**Exercise description:**
In the material below, find every line with "chart" and pull it out.

**Source data:**
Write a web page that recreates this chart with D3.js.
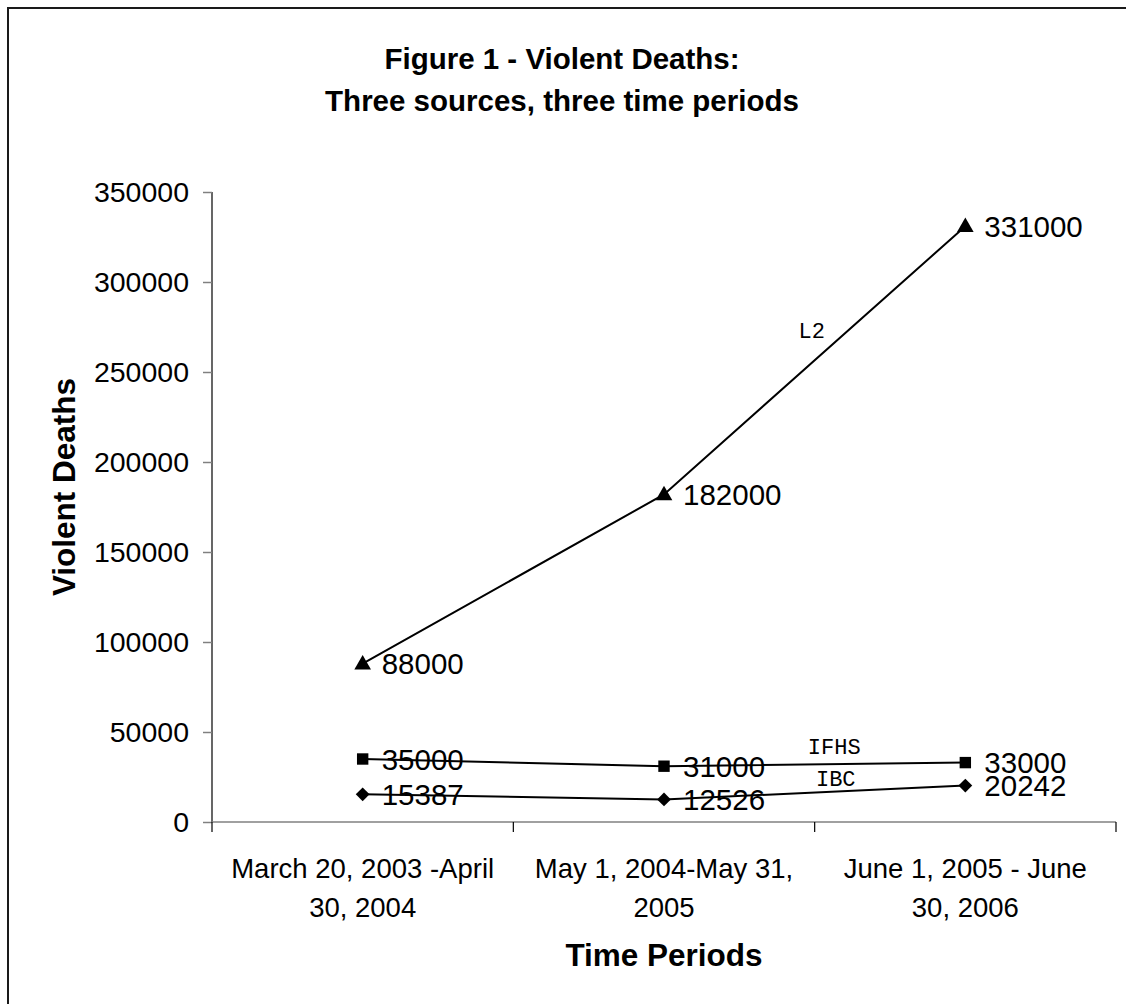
<!DOCTYPE html>
<html>
<head>
<meta charset="utf-8">
<script src="https://cdn.jsdelivr.net/npm/d3@7"></script>
<style>
  html, body { margin: 0; padding: 0; background: #fff; }
  svg { display: block; }
  text { font-family: "Liberation Sans", Arial, sans-serif; fill: #000; }
</style>
</head>
<body>
<svg id="chart" width="1126" height="1004"></svg>
<script>
// Time periods (categories), each label split into two lines
const periods = ["P1", "P2", "P3"];
const periodLines = [
  ["March 20, 2003 -April", "30, 2004"],
  ["May 1, 2004-May 31,", "2005"],
  ["June 1, 2005 - June", "30, 2006"]
];

// Series values
const l2Values   = [88000, 182000, 331000];
const ifhsValues = [35000, 31000, 33000];
const ibcValues  = [15387, 12526, 20242];

// Y axis ticks
const yTicks = [0, 50000, 100000, 150000, 200000, 250000, 300000, 350000];

const series = [
  { name: "L2",   values: l2Values,   marker: "triangle", labelAt: [1.49, 272000] },
  { name: "IFHS", values: ifhsValues, marker: "square",   labelAt: [1.565, 41000] },
  { name: "IBC",  values: ibcValues,  marker: "diamond",  labelAt: [1.57, 22800] }
];

const svg = d3.select("#chart");

// Outer frame (left and top edges visible; right/bottom run past the page)
svg.append("rect")
  .attr("x", 8).attr("y", 8)
  .attr("width", 1140).attr("height", 1020)
  .attr("fill", "none").attr("stroke", "#1a1a1a").attr("stroke-width", 2);

const plot = { left: 212, right: 1116, top: 192, bottom: 822 };

const x = d3.scaleBand().domain(periods).range([plot.left, plot.right]).padding(0);
const xc = i => x(periods[0]) + (i + 0.5) * x.step();
const y = d3.scaleLinear().domain([0, 350000]).range([plot.bottom, plot.top]);

// Title
const title = svg.append("text")
  .attr("text-anchor", "middle")
  .style("font-weight", "bold").style("font-size", "29.5px");
title.append("tspan").attr("x", 562).attr("y", 69).text("Figure 1 - Violent Deaths:");
title.append("tspan").attr("x", 562).attr("y", 111).text("Three sources, three time periods");

// Y axis
const yAxis = svg.append("g")
  .attr("transform", `translate(${plot.left},0)`)
  .call(d3.axisLeft(y).tickValues(yTicks).tickSize(9).tickPadding(14).tickFormat(d3.format("d")));
yAxis.select(".domain").attr("stroke", "#000").attr("stroke-width", 1.2).attr("d", `M0,${plot.top}V${plot.bottom}`);
yAxis.selectAll(".tick line").attr("stroke", "#808080").attr("stroke-width", 1.5);
yAxis.selectAll(".tick text")
  .style("font-size", "28.5px").style("font-family", "'Liberation Sans', Arial, sans-serif")
  .attr("fill", "#000");

// X axis: ticks at category boundaries
const xAxis = svg.append("g").attr("transform", `translate(0,${plot.bottom})`);
xAxis.append("line")
  .attr("x1", plot.left).attr("x2", plot.right)
  .attr("stroke", "#808080").attr("stroke-width", 1.5);
const bounds = periods.map(p => x(p)).concat([plot.right]);
xAxis.selectAll(".xtick").data(bounds).join("line")
  .attr("class", "xtick")
  .attr("x1", d => d).attr("x2", d => d)
  .attr("y1", 0).attr("y2", 10)
  .attr("stroke", "#000").attr("stroke-width", 1.2);

// Category labels
periodLines.forEach((lines, i) => {
  const t = svg.append("text")
    .attr("text-anchor", "middle")
    .style("font-size", "27.5px");
  lines.forEach((ln, j) => {
    t.append("tspan").attr("x", xc(i)).attr("y", 878 + j * 39).text(ln);
  });
});

// Axis titles
svg.append("text")
  .attr("x", xc(1)).attr("y", 966)
  .attr("text-anchor", "middle")
  .style("font-weight", "bold").style("font-size", "31.5px")
  .text("Time Periods");

svg.append("text")
  .attr("transform", "translate(75,487) rotate(-90)")
  .attr("text-anchor", "middle")
  .style("font-weight", "bold").style("font-size", "31.5px")
  .text("Violent Deaths");

// Lines
const line = d3.line().x((d, i) => xc(i)).y(d => y(d));
const symbolType = { triangle: d3.symbolTriangle, square: d3.symbolSquare, diamond: d3.symbolSquare };
const symbolSize = { triangle: 120, square: 130, diamond: 95 };
const symbolRotate = { triangle: 0, square: 0, diamond: 45 };

series.forEach(s => {
  svg.append("path")
    .datum(s.values)
    .attr("d", line)
    .attr("fill", "none").attr("stroke", "#000").attr("stroke-width", 2);

  svg.selectAll(null).data(s.values).join("path")
    .attr("transform", (d, i) =>
      `translate(${xc(i)},${y(d) + (s.marker === "triangle" ? 1 : 0)}) rotate(${symbolRotate[s.marker]})`)
    .attr("d", d3.symbol().type(symbolType[s.marker]).size(symbolSize[s.marker]))
    .attr("fill", "#000");

  // Value labels
  svg.selectAll(null).data(s.values).join("text")
    .attr("x", (d, i) => xc(i) + 19)
    .attr("y", d => y(d))
    .attr("dominant-baseline", "central")
    .style("font-size", "29.5px")
    .text(d => d);

  // Series name label
  svg.append("text")
    .attr("x", xc(0) + s.labelAt[0] * x.step())
    .attr("y", y(s.labelAt[1]))
    .attr("text-anchor", "middle")
    .attr("dominant-baseline", "central")
    .style("font-family", "'Liberation Mono', 'Courier New', monospace")
    .style("font-size", "22px")
    .text(s.name);
});
</script>
</body>
</html>
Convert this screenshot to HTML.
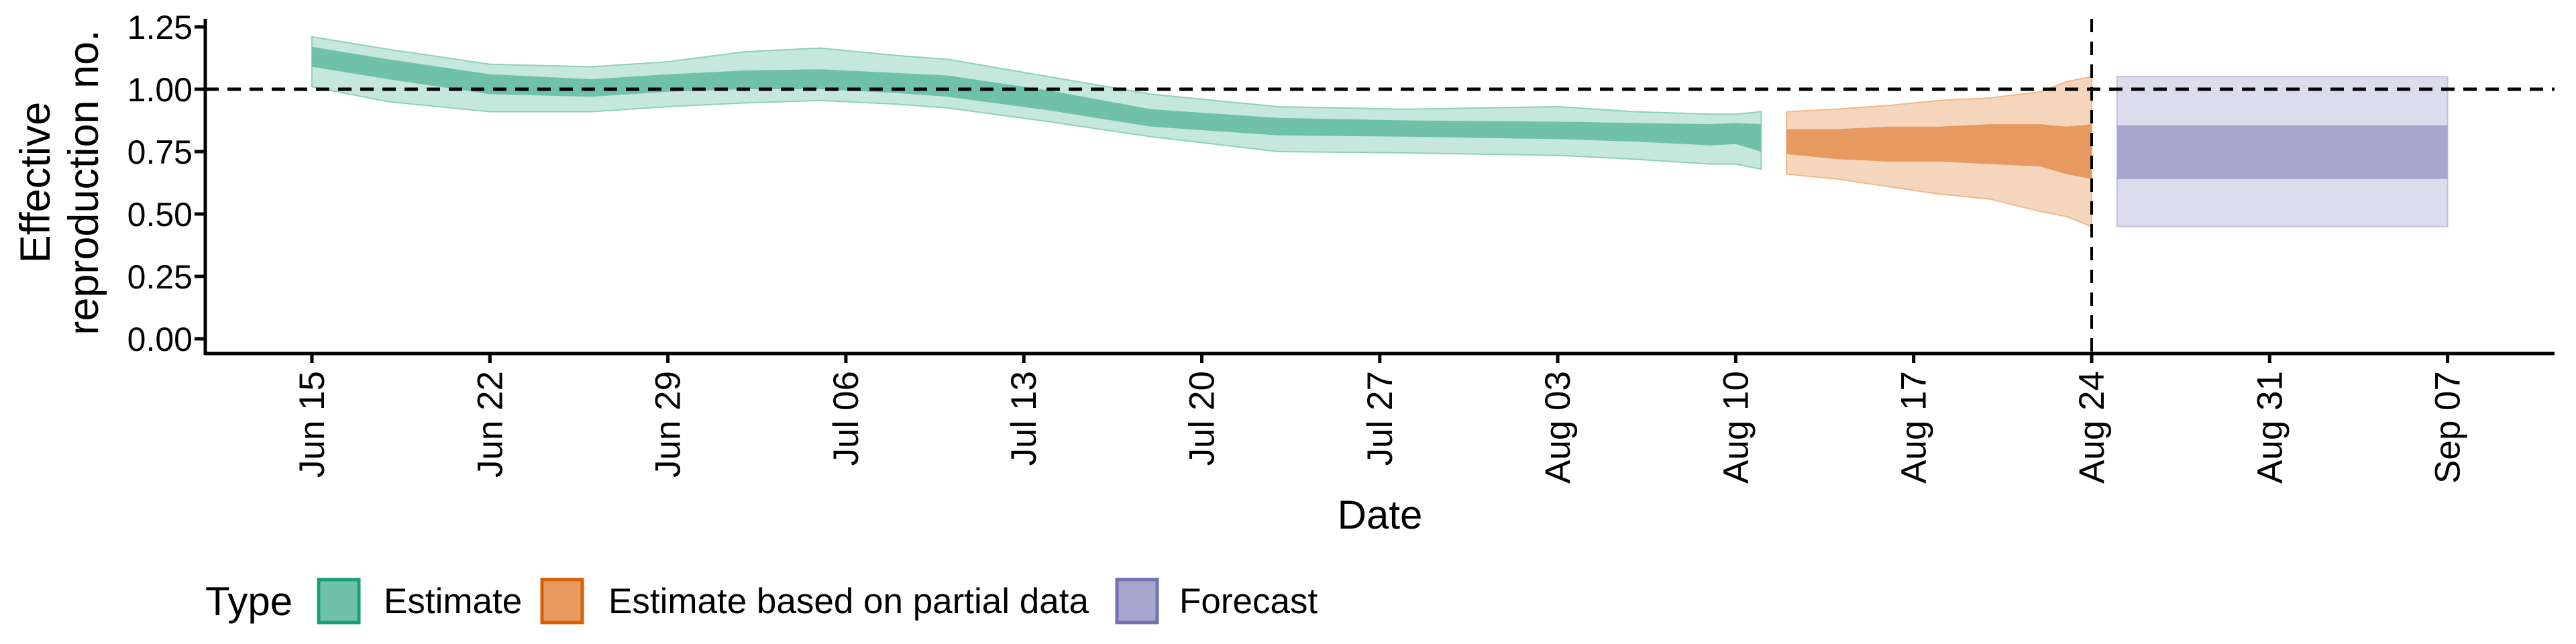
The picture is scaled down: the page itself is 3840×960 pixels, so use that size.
<!DOCTYPE html>
<html><head><meta charset="utf-8">
<style>
html,body{margin:0;padding:0;background:#fff;}
svg{display:block;font-family:"Liberation Sans",Arial,sans-serif;}
</style></head>
<body>
<svg id="chart" width="3840" height="960" viewBox="0 0 3840 960">
  <g id="bands"></g>
  <g id="axes"></g>
  <text x="0" y="0" transform="translate(74,272) rotate(-90)" text-anchor="middle" font-size="63">Effective</text>
  <text x="0" y="0" transform="translate(146,272) rotate(-90)" text-anchor="middle" font-size="63">reproduction no.</text>
  <text x="2057" y="788" text-anchor="middle" font-size="60">Date</text>
  <g>
    <text x="306" y="917" font-size="60">Type</text>
    <g>
      <rect x="475" y="864" width="60" height="64" fill="#70c1a9" stroke="#1b9e77" stroke-width="5"/>
      <text x="572" y="914" font-size="53">Estimate</text>
    </g>
    <g>
      <rect x="808" y="864" width="60" height="64" fill="#e69a60" stroke="#d95f02" stroke-width="5"/>
      <text x="907" y="914" font-size="53">Estimate based on partial data</text>
    </g>
    <g>
      <rect x="1665" y="864" width="60" height="64" fill="#a8a6cf" stroke="#7570b3" stroke-width="5"/>
      <text x="1758" y="914" font-size="53">Forecast</text>
    </g>
  </g>
</svg>
<script>
// ---- data ----
const estDays   = [0,3,7,11,14,17,20,23,25,29,33,38,43,49,52,55,56,57];
const estOuterLo= [1.01,0.95,0.91,0.91,0.93,0.945,0.955,0.94,0.925,0.87,0.81,0.75,0.745,0.735,0.72,0.70,0.70,0.68];
const estInnerLo= [1.09,1.04,0.98,0.97,0.99,1.00,1.00,0.985,0.97,0.915,0.85,0.815,0.81,0.80,0.79,0.775,0.78,0.75];
const estInnerHi= [1.17,1.12,1.06,1.04,1.06,1.075,1.08,1.065,1.055,0.995,0.92,0.885,0.875,0.87,0.865,0.86,0.865,0.86];
const estOuterHi= [1.21,1.16,1.10,1.09,1.11,1.15,1.165,1.135,1.12,1.05,0.98,0.93,0.92,0.93,0.91,0.90,0.90,0.91];
const partDays   = [58,60,62,64,66,68,69,70];
const partOuterLo= [0.66,0.64,0.61,0.58,0.56,0.51,0.49,0.45];
const partInnerLo= [0.74,0.72,0.71,0.71,0.70,0.69,0.66,0.64];
const partInnerHi= [0.84,0.84,0.85,0.85,0.86,0.86,0.85,0.86];
const partOuterHi= [0.91,0.92,0.935,0.955,0.965,0.99,1.03,1.05];
const fcDays   = [71,84];
const fcOuterLo= [0.45,0.45];
const fcInnerLo= [0.64,0.64];
const fcInnerHi= [0.855,0.855];
const fcOuterHi= [1.05,1.05];
const xTickDays  = [0,7,14,21,28,35,42,49,56,63,70,77,84];
const xTickLabels= ["Jun 15","Jun 22","Jun 29","Jul 06","Jul 13","Jul 20","Jul 27","Aug 03","Aug 10","Aug 17","Aug 24","Aug 31","Sep 07"];
const yTicks     = [0,0.25,0.5,0.75,1,1.25];
const yTickLabels= ["0.00","0.25","0.50","0.75","1.00","1.25"];
const refLineY = 1;
const forecastDay = 70;

// ---- scales ----
const X0=306, X1=3808, YB=527, YT=28;
function xs(d){return 465+d*37.9;}
function ys(v){return 505-v*372;}
const NS="http://www.w3.org/2000/svg";
function mk(tag,attrs,parent){const e=document.createElementNS(NS,tag);for(const k in attrs)e.setAttribute(k,attrs[k]);parent.appendChild(e);return e;}

const bands=document.getElementById('bands');
function band(days,lo,hi,fill,stroke,name){
  let p=[];
  for(let i=0;i<days.length;i++)p.push(xs(days[i]).toFixed(1)+','+ys(hi[i]).toFixed(1));
  for(let i=days.length-1;i>=0;i--)p.push(xs(days[i]).toFixed(1)+','+ys(lo[i]).toFixed(1));
  const e=mk('polygon',{points:p.join(' '),fill:fill,stroke:stroke,'stroke-width':stroke==='none'?0:2},bands);
  
  
}
band(estDays,estOuterLo,estOuterHi,'#c5e7dc','#8fd0bc','estimate-outer-band');
band(estDays,estInnerLo,estInnerHi,'#70c1a9','none','estimate-inner-band');
band(partDays,partOuterLo,partOuterHi,'#f5d6bc','#f0b88c','partial-outer-band');
band(partDays,partInnerLo,partInnerHi,'#e69a60','none','partial-inner-band');
band(fcDays,fcOuterLo,fcOuterHi,'#dddcec','#c0bedf','forecast-outer-band');
band(fcDays,fcInnerLo,fcInnerHi,'#a8a6cf','none','forecast-inner-band');

const axes=document.getElementById('axes');
let e;
e=mk('line',{x1:X0,y1:ys(refLineY),x2:X1,y2:ys(refLineY),stroke:'#000','stroke-width':5,'stroke-dasharray':'20 13'},axes);


e=mk('line',{x1:xs(forecastDay),y1:YT,x2:xs(forecastDay),y2:YB,stroke:'#000','stroke-width':4,'stroke-dasharray':'20 14'},axes);


e=mk('line',{x1:X0,y1:YT,x2:X0,y2:YB+2,stroke:'#000','stroke-width':5},axes);


e=mk('line',{x1:X0-2,y1:YB,x2:X1,y2:YB,stroke:'#000','stroke-width':5},axes);


yTicks.forEach((v,i)=>{
  const t=mk('line',{x1:X0-16,y1:ys(v),x2:X0,y2:ys(v),stroke:'#000','stroke-width':5},axes);
  
  
  const l=mk('text',{x:X0-19,y:ys(v)+18,'text-anchor':'end','font-size':50},axes);
  l.textContent=yTickLabels[i];
  
  
});
xTickDays.forEach((d,i)=>{
  const x=xs(d);
  const t=mk('line',{x1:x,y1:YB,x2:x,y2:YB+14,stroke:'#000','stroke-width':5},axes);
  
  
  const l=mk('text',{x:0,y:0,'text-anchor':'end','font-size':53,transform:'translate('+(x+18)+','+(YB+26)+') rotate(-90)'},axes);
  l.textContent=xTickLabels[i];
  
  
});
</script>
</body></html>
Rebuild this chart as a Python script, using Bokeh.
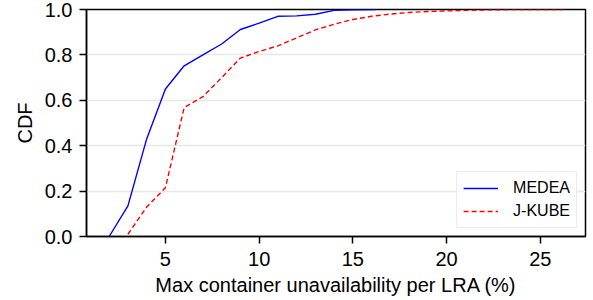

**Task answer:**
Write a web page that recreates this chart with D3.js.
<svg id="chart" width="1126" height="1004"></svg>
const svg = d3.select("#chart");
<svg id="chart" width="3840" height="960" viewBox="0 0 3840 960">
Rebuild this chart as a Python script, using Bokeh.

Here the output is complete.